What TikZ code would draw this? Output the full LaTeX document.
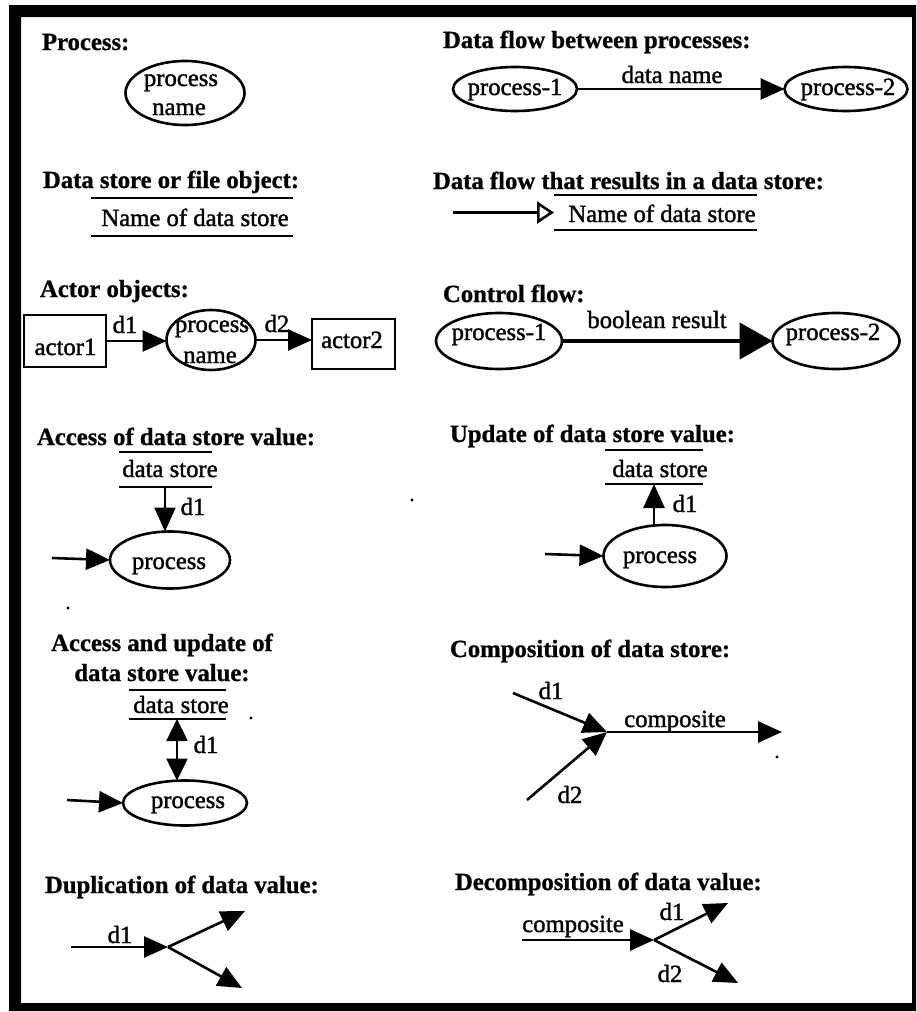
\documentclass[tikz,border=0pt]{standalone}
\usepackage{fontspec}
\setmainfont{Liberation Serif}
\newfontfamily\heavyserif{Liberation Serif}[FakeBold=1.4]
\newfontfamily\heavybold{Liberation Serif Bold}[FakeBold=0.9]
\usetikzlibrary{arrows.meta,shapes.geometric}
\begin{document}
\begin{tikzpicture}[x=1pt,y=-1pt,
  every node/.style={inner sep=0pt, outer sep=0pt, font=\heavyserif\fontsize{24.7}{30}\selectfont},
  ttl/.style={anchor=base west, font=\heavybold\fontsize{24.7}{30}\selectfont},
  txt/.style={anchor=base},
  ell/.style={draw, ellipse, line width=2.6pt},
  actorbox/.style={draw, rectangle, line width=2.6pt},
  dsbox/.style={draw=none, rectangle},
  dsline/.style={line width=2.6pt},
  flow/.style={line width=2.6pt, -{Triangle[length=24pt,width=21pt]}},
  flowboth/.style={line width=2.6pt, {Triangle[length=22pt,width=21pt]}-{Triangle[length=22pt,width=21pt]}},
  ctrl/.style={line width=4.6pt, -{Triangle[length=33pt,width=36pt]}},
  openflow/.style={line width=2.6pt, -{Triangle[open,length=17pt,width=22pt]}},
  speck/.style={fill=black}
]
\fill[white] (0,0) rectangle (917,1012);
\useasboundingbox (0,0) rectangle (917,1012);
% frame
\fill[black, even odd rule] (9,5) rectangle (916,1011) (21,17) rectangle (912,1003);

% ---------- Process ----------
\node[ttl] (t1) at (42,50) {Process:};
\node[ell, minimum width=119pt, minimum height=64pt] (p0) at (185,93) {};
\node[txt] (p0a) at (181,86) {process};
\node[txt] (p0b) at (179,115) {name};

% ---------- Data flow between processes ----------
\node[ttl] (t2) at (443,48) {Data flow between processes:};
\node[ell, minimum width=124pt, minimum height=44pt] (df1) at (515,89) {};
\node[txt] (df1t) at (515,95) {process-1};
\node[ell, minimum width=123pt, minimum height=44pt] (df2) at (846,89) {};
\node[txt] (df2t) at (848,95) {process-2};
\draw[flow] (df1.east) -- (df2.west);
\node[txt] (dfl) at (672,83) {data name};

% ---------- Data store ----------
\node[ttl] (t3) at (43,188) {Data store or file object:};
\node[dsbox, minimum width=202pt, minimum height=38pt] (dsL) at (192,217) {};
\draw[dsline] (dsL.north west) -- (dsL.north east) (dsL.south west) -- (dsL.south east);
\node[txt] (dsLt) at (195,226) {Name of data store};

% ---------- Data flow into data store ----------
\node[ttl] (t4) at (433,189) {Data flow that results in a data store:};
\node[dsbox, minimum width=203pt, minimum height=35pt] (dsR) at (655.5,212.5) {};
\draw[dsline] (dsR.north west) -- (dsR.north east) (dsR.south west) -- (dsR.south east);
\node[txt] (dsRt) at (662,222) {Name of data store};
\coordinate (s0) at (453,212.5);
\draw[openflow] (s0) -- (dsR.west);

% ---------- Actor objects ----------
\node[ttl] (t5) at (40,297) {Actor objects:};
\node[actorbox, minimum width=82pt, minimum height=52pt] (a1) at (65,341) {};
\node[txt] (a1t) at (65.5,355) {actor1};
\node[ell, minimum width=89pt, minimum height=60pt] (pa) at (211,340) {};
\node[txt] (pat1) at (212,332) {process};
\node[txt] (pat2) at (210,363) {name};
\node[actorbox, minimum width=83pt, minimum height=50pt] (a2) at (353.5,344) {};
\node[txt] (a2t) at (352,348) {actor2};
\draw[flow] (a1.east) -- (a1.east -| pa.west);
\draw[flow] (pa.east) -- (pa.east -| a2.west);
\node[txt] (ad1) at (125,333) {d1};
\node[txt] (ad2) at (277,332) {d2};

% ---------- Control flow ----------
\node[ttl] (t6) at (443,302) {Control flow:};
\node[ell, minimum width=126pt, minimum height=56pt] (cf1) at (499,341) {};
\node[txt] (cf1t) at (499,340) {process-1};
\node[ell, minimum width=127pt, minimum height=56pt] (cf2) at (836,341) {};
\node[txt] (cf2t) at (833,340) {process-2};
\draw[ctrl] (cf1.east) -- (cf2.west);
\node[txt] (cfl) at (657,328) {boolean result};

% ---------- Access of data store value ----------
\node[ttl] (t7) at (37,445) {Access of data store value:};
\node[dsbox, minimum width=93pt, minimum height=35pt] (dsA) at (165,469.5) {};
\draw[dsline] (dsA.north west) -- (dsA.north east) (dsA.south west) -- (dsA.south east);
\node[txt] (dsAt) at (170,477) {data store};
\node[ell, minimum width=120pt, minimum height=57pt] (pacc) at (170,560) {};
\node[txt] (pacct) at (169,569) {process};
\draw[flow] (dsA.south) -- (dsA.south |- pacc.north);
\node[txt] (accd1) at (193,515) {d1};
\coordinate (inA) at (52,558);
\draw[flow] (inA) -- (pacc.west);

% ---------- Update of data store value ----------
\node[ttl] (t8) at (450,442) {Update of data store value:};
\node[dsbox, minimum width=98pt, minimum height=34pt] (dsU) at (654,467) {};
\draw[dsline] (dsU.north west) -- (dsU.north east) (dsU.south west) -- (dsU.south east);
\node[txt] (dsUt) at (660,477) {data store};
\node[ell, minimum width=123pt, minimum height=62pt] (pupd) at (665,556) {};
\node[txt] (pupdt) at (660,563) {process};
\draw[flow] (dsU.south |- pupd.north) -- (dsU.south);
\node[txt] (updd1) at (685,512) {d1};
\coordinate (inU) at (545,554);
\draw[flow] (inU) -- (pupd.west);

% ---------- Access and update ----------
\node[ttl, anchor=base, align=center] (t9) at (162,681) {Access and update of\\data store value:};
\node[dsbox, minimum width=97pt, minimum height=29pt] (dsB) at (177,704.5) {};
\draw[dsline] (dsB.north west) -- (dsB.north east) (dsB.south west) -- (dsB.south east);
\node[txt] (dsBt) at (181,713) {data store};
\node[ell, minimum width=124pt, minimum height=45pt] (pau) at (185,803) {};
\node[txt] (paut) at (188,808) {process};
\draw[flowboth] (dsB.south) -- (dsB.south |- pau.north);
\node[txt] (aud1) at (206,753) {d1};
\coordinate (inB) at (67,800);
\draw[flow] (inB) -- (pau.west);

% ---------- Composition ----------
\node[ttl] (t10) at (450,657) {Composition of data store:};
\coordinate (cJ) at (607,732);
\coordinate (cA) at (513,693);
\coordinate (cB) at (527,800);
\coordinate (cC) at (782,732);
\draw[flow] (cA) -- (cJ);
\draw[flow] (cB) -- (cJ);
\draw[flow] (cJ) -- (cC);
\node[txt] (cd1) at (551,699) {d1};
\node[txt] (cd2) at (570,803) {d2};
\node[txt] (ccomp) at (675,727) {composite};

% ---------- Duplication ----------
\node[ttl] (t11) at (45,893) {Duplication of data value:};
\coordinate (uS) at (71,947);
\coordinate (uJ) at (168,947);
\coordinate (uA) at (245,911);
\coordinate (uB) at (242,988);
\draw[flow] (uS) -- (uJ);
\draw[flow] (uJ) -- (uA);
\draw[flow] (uJ) -- (uB);
\node[txt] (ud1) at (120,943) {d1};

% ---------- Decomposition ----------
\node[ttl] (t12) at (455,890) {Decomposition of data value:};
\coordinate (dS) at (522,940);
\coordinate (dJ) at (654,940);
\coordinate (dA) at (728,903);
\coordinate (dB) at (738,983);
\draw[flow] (dS) -- (dJ);
\draw[flow] (dJ) -- (dA);
\draw[flow] (dJ) -- (dB);
\node[txt] (dcomp) at (573,932) {composite};
\node[txt] (dd1) at (672,920) {d1};
\node[txt] (dd2) at (670,982) {d2};

% scan specks
\fill[speck] (412,500) circle (1.6pt);
\fill[speck] (68,608) circle (1.6pt);
\fill[speck] (251,718) circle (1.6pt);
\fill[speck] (777,757) circle (1.6pt);
\end{tikzpicture}
\end{document}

────

Take the lines from the start of the material to the line with "(p0b) at (179,115)", both included, and transcribe them exactly without the pictures.

Solution to this problem:
What TikZ code would draw this? Output the full LaTeX document.
\documentclass[tikz,border=0pt]{standalone}
\usepackage{fontspec}
\setmainfont{Liberation Serif}
\newfontfamily\heavyserif{Liberation Serif}[FakeBold=1.4]
\newfontfamily\heavybold{Liberation Serif Bold}[FakeBold=0.9]
\usetikzlibrary{arrows.meta,shapes.geometric}
\begin{document}
\begin{tikzpicture}[x=1pt,y=-1pt,
  every node/.style={inner sep=0pt, outer sep=0pt, font=\heavyserif\fontsize{24.7}{30}\selectfont},
  ttl/.style={anchor=base west, font=\heavybold\fontsize{24.7}{30}\selectfont},
  txt/.style={anchor=base},
  ell/.style={draw, ellipse, line width=2.6pt},
  actorbox/.style={draw, rectangle, line width=2.6pt},
  dsbox/.style={draw=none, rectangle},
  dsline/.style={line width=2.6pt},
  flow/.style={line width=2.6pt, -{Triangle[length=24pt,width=21pt]}},
  flowboth/.style={line width=2.6pt, {Triangle[length=22pt,width=21pt]}-{Triangle[length=22pt,width=21pt]}},
  ctrl/.style={line width=4.6pt, -{Triangle[length=33pt,width=36pt]}},
  openflow/.style={line width=2.6pt, -{Triangle[open,length=17pt,width=22pt]}},
  speck/.style={fill=black}
]
\fill[white] (0,0) rectangle (917,1012);
\useasboundingbox (0,0) rectangle (917,1012);
% frame
\fill[black, even odd rule] (9,5) rectangle (916,1011) (21,17) rectangle (912,1003);

% ---------- Process ----------
\node[ttl] (t1) at (42,50) {Process:};
\node[ell, minimum width=119pt, minimum height=64pt] (p0) at (185,93) {};
\node[txt] (p0a) at (181,86) {process};
\node[txt] (p0b) at (179,115) {name};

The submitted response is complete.